--- BEGIN EXERCISE DATA ---

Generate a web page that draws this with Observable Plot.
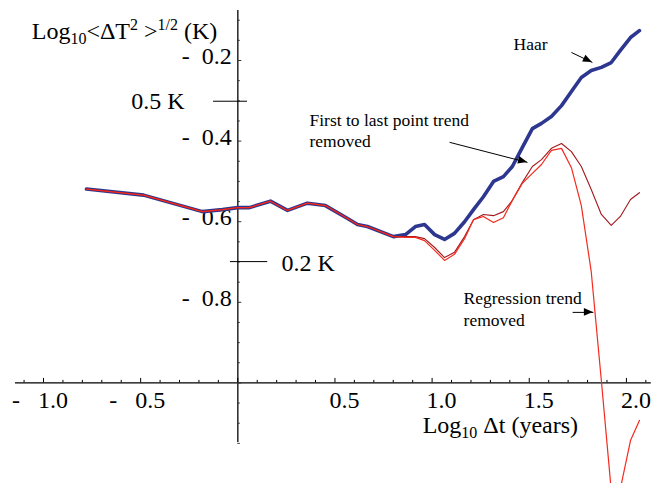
<!DOCTYPE html>
<html><head><meta charset="utf-8">
<script src="https://cdn.jsdelivr.net/npm/d3@7"></script>
<script src="https://cdn.jsdelivr.net/npm/@observablehq/plot@0.6"></script>
<style>
html,body{margin:0;padding:0;background:#fff;}
#chart svg{display:block;}
</style>
</head><body><div id="chart"></div>
<script>
// ---- data ----
const logDt = [-0.779,-0.485,-0.182,-0.079,0.000,0.060,0.168,0.256,0.358,0.451,0.565,0.616,0.667,0.801,
  0.863,0.914,0.961,1.013,1.064,1.115,1.167,1.213,1.264,1.316,1.367,1.413,1.464,1.516,1.563,1.614,1.666,
  1.717,1.768,1.819,1.871,1.922,1.969,2.021,2.067];
const common = [-0.519,-0.534,-0.575,-0.570,-0.565,-0.565,-0.549,-0.572,-0.554,-0.560,-0.592,-0.607,-0.612,-0.637];
const haar = common.concat([-0.632,-0.612,-0.607,-0.632,-0.644,-0.629,-0.600,-0.570,-0.538,-0.500,-0.488,-0.463,
  -0.416,-0.369,-0.356,-0.339,-0.312,-0.277,-0.242,-0.225,-0.217,-0.205,-0.175,-0.143,-0.126]);
const firstLast = common.concat([-0.637,-0.637,-0.642,-0.664,-0.689,-0.676,-0.637,-0.595,-0.582,-0.585,-0.575,-0.547,
  -0.503,-0.463,-0.446,-0.418,-0.406,-0.426,-0.463,-0.520,-0.582,-0.609,-0.587,-0.545,-0.528]);
const regression = common.concat([-0.639,-0.639,-0.647,-0.671,-0.696,-0.681,-0.642,-0.595,-0.587,-0.602,-0.590,-0.547,
  -0.505,-0.480,-0.458,-0.423,-0.418,-0.466,-0.560,-0.724,-0.994,-1.267,-1.262,-1.143,-1.093]);

const xTickValues = [-1.0,-0.5,0.5,1.0,1.5,2.0];
const xTickLabels = ["-   1.0","-   0.5","0.5","1.0","1.5","2.0"];
const yTickValues = [-0.2,-0.4,-0.6,-0.8];
const yTickLabels = ["-  0.2","-  0.4","-  0.6","-  0.8"];
const refHigh = {k: 0.5, label: "0.5 K", x1: -0.125, x2: 0.05, labelX: -0.274};
const refLow = {k: 0.2, label: "0.2 K", x1: -0.038, x2: 0.154, labelX: 0.225};

const notes = [
  {text:"Haar", x:1.419, y:-0.175},
  {text:"First to last point trend\nremoved", x:0.369, y:-0.415},
  {text:"Regression trend\nremoved", x:1.162, y:-0.858}
];
const arrows = [
  {x1:1.717, y1:-0.180, x2:1.825, y2:-0.205},
  {x1:1.090, y1:-0.403, x2:1.491, y2:-0.453},
  {x1:1.723, y1:-0.825, x2:1.830, y2:-0.825}
];

// ---- layout ----
const W = 661, H = 483;
const xDomain = [-1.2213, 2.1806];
const yDomain = [-1.2496, -0.0511];
const pxPerY = H / (yDomain[1] - yDomain[0]);
const pxPerX = W / (xDomain[1] - xDomain[0]);
const xAxisY = -1.0;
const xAxisExtent = [-1.144, 2.128];
const yAxisExtent = [-1.148, -0.076];

const rows = (name, ys) => logDt.map((x, i) => ({x, y: ys[i], s: name}));
const xMinor = d3.range(-11, 22).map(k => k / 10);
const yMinor = d3.range(-23, -1).map(k => k / 20);

const font = "'Liberation Serif','Times New Roman',serif";

const chart = Plot.plot({
  width: W, height: H,
  marginTop: 0, marginRight: 0, marginBottom: 0, marginLeft: 0,
  x: {domain: xDomain, axis: null},
  y: {domain: yDomain, axis: null},
  style: {fontFamily: font, background: "#fff", color: "#000"},
  marks: [
    // axes
    Plot.ruleY([xAxisY], {x1: xAxisExtent[0], x2: xAxisExtent[1], stroke: "#000", strokeWidth: 1.3}),
    Plot.ruleX([0], {y1: yAxisExtent[0], y2: yAxisExtent[1], stroke: "#333", strokeWidth: 1.6}),
    Plot.ruleX(xMinor, {x: d => d, y1: xAxisY,
      y2: d => xAxisY + (Math.abs(d * 2 - Math.round(d * 2)) < 1e-6 ? 4.5 : 2.5) / pxPerY,
      stroke: "#000", strokeWidth: 1}),
    Plot.ruleY(yMinor, {y: d => d, x1: 0,
      x2: d => (Math.abs(d * 5 - Math.round(d * 5)) < 1e-6 ? 4 : 2.5) / pxPerX,
      stroke: "#333", strokeWidth: 1}),
    Plot.text(xTickValues, {x: d => d, y: xAxisY, text: (d, i) => xTickLabels[i],
      textAnchor: "end", lineAnchor: "bottom", dx: 24.5, dy: 25, fontSize: 24, fill: "#000"}),
    Plot.text(yTickValues, {x: 0, y: d => d, text: (d, i) => yTickLabels[i],
      textAnchor: "end", lineAnchor: "bottom", dx: -6, dy: 3.5, fontSize: 24, fill: "#000"}),
    // reference levels
    Plot.ruleY([refHigh, refLow], {y: d => Math.log10(d.k), x1: "x1", x2: "x2", stroke: "#000", strokeWidth: 1}),
    Plot.text([refHigh], {x: "labelX", y: d => Math.log10(d.k), text: "label", textAnchor: "end",
      lineAnchor: "bottom", dy: 8, fontSize: 24, fill: "#000"}),
    Plot.text([refLow], {x: "labelX", y: d => Math.log10(d.k), text: "label", textAnchor: "start",
      lineAnchor: "bottom", dy: 9, fontSize: 24, fill: "#000"}),
    // series
    Plot.line(rows("Haar", haar), {x: "x", y: "y", stroke: "#2d3790", strokeWidth: 3.6, strokeLinejoin: "round"}),
    Plot.line(rows("First to last", firstLast), {x: "x", y: "y", stroke: "#a3181c", strokeWidth: 1.1, strokeLinejoin: "round"}),
    Plot.line(rows("Regression", regression), {x: "x", y: "y", stroke: "#f42a1e", strokeWidth: 1.2, strokeLinejoin: "round", clip: true}),
    // annotations
    Plot.text(notes, {x: "x", y: "y", text: "text", textAnchor: "start", lineAnchor: "bottom",
      lineHeight: 1.23, fontSize: 17.5, fill: "#000"}),
    Plot.link(arrows, {x1: "x1", y1: "y1", x2: "x2", y2: "y2", stroke: "#000", strokeWidth: 1})
  ]
});

const sx = chart.scale("x"), sy = chart.scale("y");
const svg = d3.select(chart);

// filled arrowheads
arrows.forEach(a => {
  const X1 = sx.apply(a.x1), Y1 = sy.apply(a.y1), X2 = sx.apply(a.x2), Y2 = sy.apply(a.y2);
  const ang = Math.atan2(Y2 - Y1, X2 - X1), L = 9, w = 3.8;
  const bx = X2 - L * Math.cos(ang), by = Y2 - L * Math.sin(ang);
  const px = -Math.sin(ang) * w, py = Math.cos(ang) * w;
  svg.append("path").attr("d", `M${X2},${Y2}L${bx + px},${by + py}L${bx - px},${by - py}Z`).attr("fill", "#000");
});

// axis titles with sub/superscripts
function title(x, y, parts) {
  const t = svg.append("text").attr("x", sx.apply(x)).attr("y", sy.apply(y))
    .attr("text-anchor", "start")
    .attr("font-family", font).attr("font-size", 24).attr("fill", "#000").style("white-space", "pre");
  let shift = 0;
  parts.forEach(([s, kind]) => {
    const target = kind === "sub" ? 5 : kind === "sup" ? -9 : 0;
    const ts = t.append("tspan").attr("dy", target - shift).text(s);
    if (kind) ts.attr("font-size", 16);
    shift = target;
  });
}
title(-1.058, -0.147, [["Log"], ["10", "sub"], ["<\u0394T"], ["2", "sup"], [" >"], ["1/2", "sup"], [" (K)"]]);
title(0.954, -1.125, [["Log"], ["10", "sub"], [" \u0394t (years)"]]);

document.getElementById("chart").appendChild(chart);
</script>
</body></html>
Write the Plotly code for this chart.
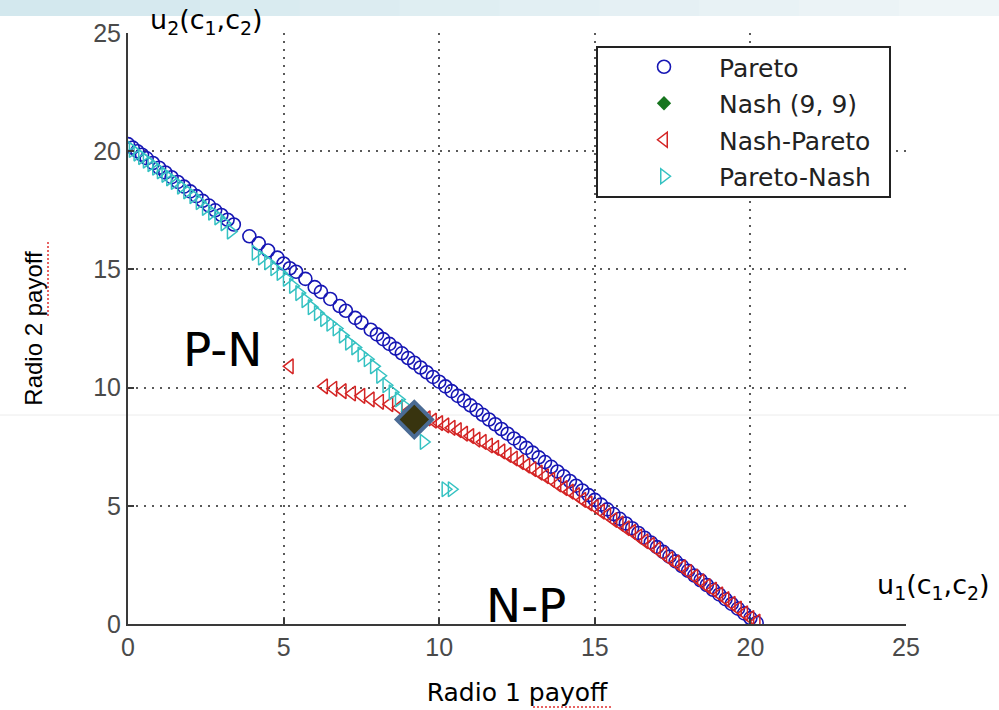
import plotly.graph_objects as go

# ---------------- data ----------------
pareto_x = [0.0, 0.15, 0.3, 0.45, 0.6, 0.8, 1.0, 1.2, 1.4, 1.6, 1.8, 2.0, 2.2, 2.4, 2.6, 2.8, 3.0, 3.2, 3.4,
            3.9, 4.2, 4.5, 4.8,
            5.0, 5.2, 5.4, 5.7, 6.0, 6.2, 6.5, 6.8, 7.0, 7.3, 7.5, 7.8,
            8.0, 8.2, 8.4, 8.6, 8.8, 9.0, 9.2, 9.4, 9.6, 9.8, 10.0, 10.2, 10.4, 10.6, 10.8,
            11.0, 11.2, 11.4, 11.6, 11.8, 12.0, 12.2, 12.4, 12.6, 12.8, 13.0, 13.2, 13.4, 13.6, 13.8,
            14.0, 14.2, 14.4, 14.6, 14.8, 15.0, 15.2, 15.4, 15.6, 15.8, 16.0, 16.2, 16.4, 16.6, 16.8,
            17.0, 17.2, 17.4, 17.6, 17.8, 18.0, 18.2, 18.4, 18.6, 18.8, 19.0, 19.2, 19.4, 19.6, 19.8,
            20.0, 20.2]
pareto_y = [20.3, 20.15, 20.0, 19.85, 19.7, 19.5, 19.3, 19.1, 18.9, 18.7, 18.5, 18.3, 18.1, 17.9, 17.7, 17.5, 17.3, 17.1, 16.9,
            16.4, 16.1, 15.8, 15.5,
            15.25, 15.05, 14.9, 14.6, 14.25, 14.05, 13.75, 13.45, 13.25, 12.95, 12.75, 12.45,
            12.25, 12.05, 11.85, 11.65, 11.45, 11.25, 11.05, 10.85, 10.65, 10.45, 10.25, 10.05, 9.85, 9.65, 9.45,
            9.25, 9.05, 8.85, 8.65, 8.45, 8.25, 8.05, 7.85, 7.65, 7.45, 7.25, 7.05, 6.85, 6.65, 6.45,
            6.25, 6.05, 5.85, 5.65, 5.45, 5.25, 5.05, 4.85, 4.65, 4.45, 4.25, 4.05, 3.85, 3.65, 3.45,
            3.25, 3.05, 2.85, 2.65, 2.45, 2.25, 2.05, 1.85, 1.65, 1.45, 1.25, 1.05, 0.85, 0.65, 0.45,
            0.25, 0.05]

nash_x = [9.2]
nash_y = [8.65]

np_x = [5.2,
        6.3, 6.6, 6.9, 7.2, 7.5, 7.8, 8.1, 8.4, 8.7,
        9.0,
        9.6, 9.8, 10.0, 10.2, 10.4, 10.6, 10.8, 11.0, 11.2, 11.4, 11.6, 11.8,
        12.0, 12.2, 12.4, 12.6, 12.8, 13.0, 13.2, 13.4, 13.6, 13.8, 14.0, 14.2, 14.4, 14.6, 14.8,
        15.0, 15.2, 15.4, 15.6, 15.8, 16.0, 16.2, 16.4, 16.6, 16.8, 17.0, 17.2, 17.4, 17.6, 17.8,
        18.0, 18.2, 18.4, 18.6, 18.8, 19.0, 19.2, 19.4, 19.6, 19.8, 20.0, 20.2]
np_y = [10.9,
        10.05, 9.95, 9.85, 9.75, 9.65, 9.5, 9.4, 9.3, 9.15,
        9.0,
        8.7, 8.6, 8.5, 8.4, 8.3, 8.2, 8.05, 7.95, 7.8, 7.7, 7.55, 7.45,
        7.3, 7.15, 7.0, 6.85, 6.7, 6.55, 6.4, 6.25, 6.1, 5.9, 5.75, 5.6, 5.45, 5.25, 5.1,
        4.95, 4.75, 4.6, 4.4, 4.25, 4.05, 3.9, 3.7, 3.5, 3.35, 3.15, 2.95, 2.75, 2.6, 2.4,
        2.2, 2.0, 1.8, 1.6, 1.45, 1.25, 1.05, 0.85, 0.65, 0.45, 0.25, 0.1]

pn_x = [0.0, 0.15, 0.3, 0.45, 0.6, 0.75, 0.9, 1.05, 1.2, 1.35, 1.5, 1.7, 1.9, 2.1, 2.3, 2.5, 2.7, 2.9, 3.1, 3.3,
        4.1, 4.3, 4.5, 4.7, 4.9, 5.1, 5.3, 5.5, 5.7, 5.9, 6.1, 6.3, 6.5, 6.7, 6.9, 7.1, 7.3, 7.5, 7.7, 7.9,
        8.1, 8.3, 8.5, 8.7, 8.9,
        9.5, 10.2, 10.4]
pn_y = [20.2, 20.05, 19.9, 19.75, 19.6, 19.45, 19.3, 19.15, 19.0, 18.85, 18.7, 18.5, 18.3, 18.1, 17.85, 17.6, 17.4, 17.2, 16.95, 16.6,
        15.7, 15.5, 15.3, 15.05, 14.85, 14.6, 14.3, 14.0, 13.7, 13.4, 13.15, 12.9, 12.7, 12.5, 12.2, 11.9, 11.7, 11.4, 11.2, 10.9,
        10.5, 10.1, 9.8, 9.5, 9.2,
        7.7, 5.7, 5.7]

tick_vals = [0, 5, 10, 15, 20, 25]
tick_text = ["0", "5", "10", "15", "20", "25"]

ARIAL = "Liberation Sans, Arial, sans-serif"
WIDE = "DejaVu Sans, Verdana, sans-serif"

# plot-area pixel geometry (for paper-coordinate decorations)
L, R, T, B = 128, 906, 33, 624
PW, PH = R - L, B - T


def px(xp):
    return (xp - L) / PW


def py(yp):
    return (B - yp) / PH


fig = go.Figure()
fig.add_trace(go.Scatter(x=pareto_x, y=pareto_y, mode="markers", name="Pareto", legendgroup="a",
                         marker=dict(symbol="circle-open", size=13, color="#1616b4",
                                     line=dict(width=1.6, color="#1616b4"))))
fig.add_trace(go.Scatter(x=nash_x, y=nash_y, mode="markers", name="Nash (9, 9)", legendgroup="b",
                         marker=dict(symbol="diamond", size=11, color="#17751f")))
fig.add_trace(go.Scatter(x=np_x, y=np_y, mode="markers", name="Nash-Pareto", legendgroup="c",
                         marker=dict(symbol="triangle-left-open", size=13, color="#d42424",
                                     line=dict(width=1.5, color="#d42424"))))
fig.add_trace(go.Scatter(x=pn_x, y=pn_y, mode="markers", name="Pareto-Nash", legendgroup="d",
                         marker=dict(symbol="triangle-right-open", size=13, color="#35c2c2",
                                     line=dict(width=1.5, color="#35c2c2"))))
# highlighted Nash point
fig.add_trace(go.Scatter(x=nash_x, y=nash_y, mode="markers", showlegend=False, hoverinfo="skip",
                         marker=dict(symbol="diamond", size=27, color="#38340f",
                                     line=dict(width=4, color="#4a6b94"))))

axis_common = dict(
    range=[0, 25], tickvals=tick_vals, ticktext=tick_text, automargin=False,
    showline=True, linecolor="#3a3a3a", linewidth=2, mirror=False,
    ticks="inside", ticklen=6, tickwidth=1.5, tickcolor="#3a3a3a",
    showgrid=True, gridcolor="#5a5a5a", gridwidth=1.5, griddash="2px,6px",
    zeroline=False, tickfont=dict(family=ARIAL, size=25, color="#4a4a4a"),
)

fig.update_layout(
    width=999, height=710,
    margin=dict(l=L, r=999 - R, t=T, b=710 - B, autoexpand=False),
    paper_bgcolor="white", plot_bgcolor="white",
    font=dict(family=ARIAL, color="black"),
    xaxis=dict(**axis_common,
               title=dict(text="Radio 1 payoff", font=dict(family=WIDE, size=25, color="black"), standoff=23)),
    yaxis=dict(**axis_common,
               title=dict(text="Radio 2 payoff", font=dict(family=ARIAL, size=24, color="black"), standoff=44)),
    legend=dict(x=px(609), y=py(44), xanchor="left", yanchor="top",
                bgcolor="rgba(0,0,0,0)", borderwidth=0,
                font=dict(family=WIDE, size=25, color="#222222"),
                itemwidth=100, tracegroupgap=1),
    showlegend=True,
)

# legend frame
fig.add_shape(type="rect", xref="paper", yref="paper", x0=px(597), x1=px(890), y0=py(197), y1=py(47),
              fillcolor="white", line=dict(color="#222222", width=2), layer="above")

# slide gradient band at the top
band_cols = ["#d3e8ee", "#d6e9ef", "#d9ebf0", "#dcecf1", "#dfeef2", "#e2eff3", "#e5f0f4", "#e8f2f5", "#ebf3f6", "#eef5f7"]
n = len(band_cols)
x_lo, x_hi = px(0), px(999)
for i, c in enumerate(band_cols):
    fig.add_shape(type="rect", xref="paper", yref="paper",
                  x0=x_lo + (x_hi - x_lo) * i / n, x1=x_lo + (x_hi - x_lo) * (i + 1) / n + 0.001,
                  y0=py(16), y1=py(-2),
                  fillcolor=c, line=dict(width=0), layer="below")
# faint slide line
fig.add_shape(type="line", xref="paper", yref="paper", x0=x_lo, x1=x_hi, y0=py(415), y1=py(415),
              line=dict(color="#ececec", width=1), layer="below")
# spell-check squiggles under "payoff"
fig.add_shape(type="line", xref="paper", yref="paper", x0=px(533), x1=px(612), y0=py(707), y1=py(707),
              line=dict(color="#e03030", width=1.5, dash="2px,2px"))
fig.add_shape(type="line", xref="paper", yref="paper", x0=px(48), x1=px(48), y0=py(242), y1=py(318),
              line=dict(color="#e03030", width=1.5, dash="2px,2px"))

# annotations
fig.add_annotation(x=3.05, y=11.61, xref="x", yref="y", text="P-N", showarrow=False,
                   xanchor="center", yanchor="middle",
                   font=dict(family=WIDE, size=47, color="black"))
fig.add_annotation(x=12.79, y=0.78, xref="x", yref="y", text="N-P", showarrow=False,
                   xanchor="center", yanchor="middle",
                   font=dict(family=WIDE, size=47, color="black"))
fig.add_annotation(x=px(206), y=py(22), xref="paper", yref="paper",
                   text="u<sub>2</sub>(c<sub>1</sub>,c<sub>2</sub>)", showarrow=False,
                   xanchor="center", yanchor="middle",
                   font=dict(family=WIDE, size=27, color="black"))
fig.add_annotation(x=px(933), y=py(586), xref="paper", yref="paper",
                   text="u<sub>1</sub>(c<sub>1</sub>,c<sub>2</sub>)", showarrow=False,
                   xanchor="center", yanchor="middle",
                   font=dict(family=WIDE, size=27, color="black"))

fig.write_html("out.html")
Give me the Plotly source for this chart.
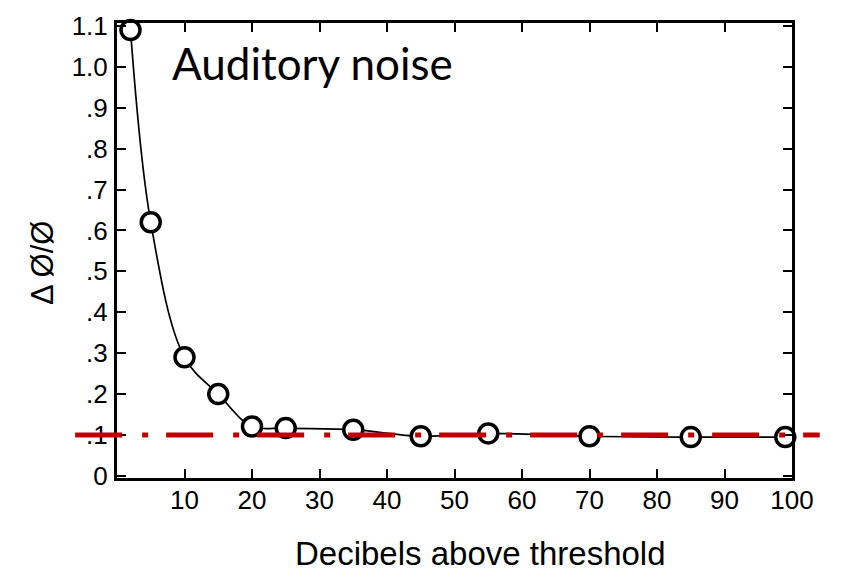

--- END EXERCISE DATA ---

DESCRIPTION OF THE TASK.
Skip all pictures. Retype exactly the span whose first line is the one with "Write the Plotly code for this chart." and whose last line is the one with "import plotly.graph_objects as go".

ANSWER FOR THIS EXERCISE.
Write the Plotly code for this chart.
import plotly.graph_objects as go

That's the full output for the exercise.